■ **YOUR GOAL**: Everything in the data should be repeated exactly, save for the images.

■ **DATA PROVIDED**:
┌──
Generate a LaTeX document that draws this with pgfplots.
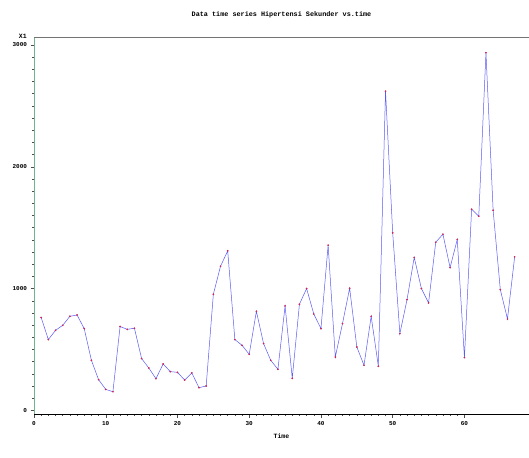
\documentclass[border=0pt]{standalone}
\usepackage{fontspec}
\setmainfont{Liberation Mono}
\usepackage{pgfplots}
\pgfplotsset{compat=1.18}
\definecolor{lineblue}{RGB}{90,90,245}
\definecolor{markred}{RGB}{200,40,90}
\definecolor{yaxisgreen}{RGB}{110,180,140}

\begin{document}
\begin{tikzpicture}[font=\fontsize{6.5}{7}\selectfont\bfseries]
\begin{axis}[
    scale only axis,
    width=495pt, height=377pt,
    xmin=0, xmax=69, ymin=-30, ymax=3065,
    axis x line*=bottom, axis y line*=left,
    x axis line style={black, -},
    y axis line style={draw=none, -},
    xtick={0,10,...,60}, ytick={0,1000,2000,3000},
    minor x tick num=9, minor y tick num=9,
    tick align=outside,
    major tick length=3.5pt, minor tick length=2pt,
    tick style={black!70, line width=0.4pt},
    tick label style={font=\fontsize{6}{7}\selectfont\bfseries},
    /pgf/number format/assume math mode=true,
    /pgf/number format/1000 sep={},
    xlabel={Time}, xlabel style={yshift=-2pt},
    title={Data time series Hipertensi Sekunder vs.time},
    title style={yshift=10pt, font=\fontsize{6.8}{8}\selectfont\bfseries},
]
\addplot[color=lineblue, line width=0.5pt, mark=*, mark size=0.6pt,
    mark options={color=markred}] coordinates {
    (1,762)(2,581)(3,657)(4,698)(5,772)(6,783)(7,671)(8,411)(9,252)(10,172)
    (11,153)(12,688)(13,665)(14,674)(15,425)(16,348)(17,260)(18,381)(19,318)(20,312)
    (21,249)(22,307)(23,186)(24,200)(25,953)(26,1183)(27,1309)(28,581)(29,534)(30,460)
    (31,813)(32,548)(33,411)(34,337)(35,857)(36,263)(37,871)(38,1000)(39,791)(40,671)
    (41,1356)(42,438)(43,712)(44,1002)(45,520)(46,370)(47,772)(48,362)(49,2620)(50,1457)
    (51,630)(52,909)(53,1255)(54,1000)(55,882)(56,1380)(57,1446)(58,1172)(59,1403)(60,433)
    (61,1651)(62,1594)(63,2936)(64,1643)(65,991)(66,750)(67,1260)
};
\end{axis}
\draw[yaxisgreen, line width=0.8pt] (current axis.south west) -- (current axis.north west);
\draw[black!55, line width=0.8pt] (current axis.north west) -- (current axis.north east);
\node[anchor=south east, inner sep=1pt] at ([xshift=-6pt, yshift=-3pt]current axis.north west) {X1};
\pgfresetboundingbox
\path[use as bounding box] (current axis.south west) ++(-34pt,-43pt) rectangle ++(529pt,457pt);
\end{tikzpicture}
\end{document}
└──
■ **FINAL ANSWER**:
Generate a LaTeX document that draws this with pgfplots.
\documentclass[border=0pt]{standalone}
\usepackage{fontspec}
\setmainfont{Liberation Mono}
\usepackage{pgfplots}
\pgfplotsset{compat=1.18}
\definecolor{lineblue}{RGB}{90,90,245}
\definecolor{markred}{RGB}{200,40,90}
\definecolor{yaxisgreen}{RGB}{110,180,140}

\begin{document}
\begin{tikzpicture}[font=\fontsize{6.5}{7}\selectfont\bfseries]
\begin{axis}[
    scale only axis,
    width=495pt, height=377pt,
    xmin=0, xmax=69, ymin=-30, ymax=3065,
    axis x line*=bottom, axis y line*=left,
    x axis line style={black, -},
    y axis line style={draw=none, -},
    xtick={0,10,...,60}, ytick={0,1000,2000,3000},
    minor x tick num=9, minor y tick num=9,
    tick align=outside,
    major tick length=3.5pt, minor tick length=2pt,
    tick style={black!70, line width=0.4pt},
    tick label style={font=\fontsize{6}{7}\selectfont\bfseries},
    /pgf/number format/assume math mode=true,
    /pgf/number format/1000 sep={},
    xlabel={Time}, xlabel style={yshift=-2pt},
    title={Data time series Hipertensi Sekunder vs.time},
    title style={yshift=10pt, font=\fontsize{6.8}{8}\selectfont\bfseries},
]
\addplot[color=lineblue, line width=0.5pt, mark=*, mark size=0.6pt,
    mark options={color=markred}] coordinates {
    (1,762)(2,581)(3,657)(4,698)(5,772)(6,783)(7,671)(8,411)(9,252)(10,172)
    (11,153)(12,688)(13,665)(14,674)(15,425)(16,348)(17,260)(18,381)(19,318)(20,312)
    (21,249)(22,307)(23,186)(24,200)(25,953)(26,1183)(27,1309)(28,581)(29,534)(30,460)
    (31,813)(32,548)(33,411)(34,337)(35,857)(36,263)(37,871)(38,1000)(39,791)(40,671)
    (41,1356)(42,438)(43,712)(44,1002)(45,520)(46,370)(47,772)(48,362)(49,2620)(50,1457)
    (51,630)(52,909)(53,1255)(54,1000)(55,882)(56,1380)(57,1446)(58,1172)(59,1403)(60,433)
    (61,1651)(62,1594)(63,2936)(64,1643)(65,991)(66,750)(67,1260)
};
\end{axis}
\draw[yaxisgreen, line width=0.8pt] (current axis.south west) -- (current axis.north west);
\draw[black!55, line width=0.8pt] (current axis.north west) -- (current axis.north east);
\node[anchor=south east, inner sep=1pt] at ([xshift=-6pt, yshift=-3pt]current axis.north west) {X1};
\pgfresetboundingbox
\path[use as bounding box] (current axis.south west) ++(-34pt,-43pt) rectangle ++(529pt,457pt);
\end{tikzpicture}
\end{document}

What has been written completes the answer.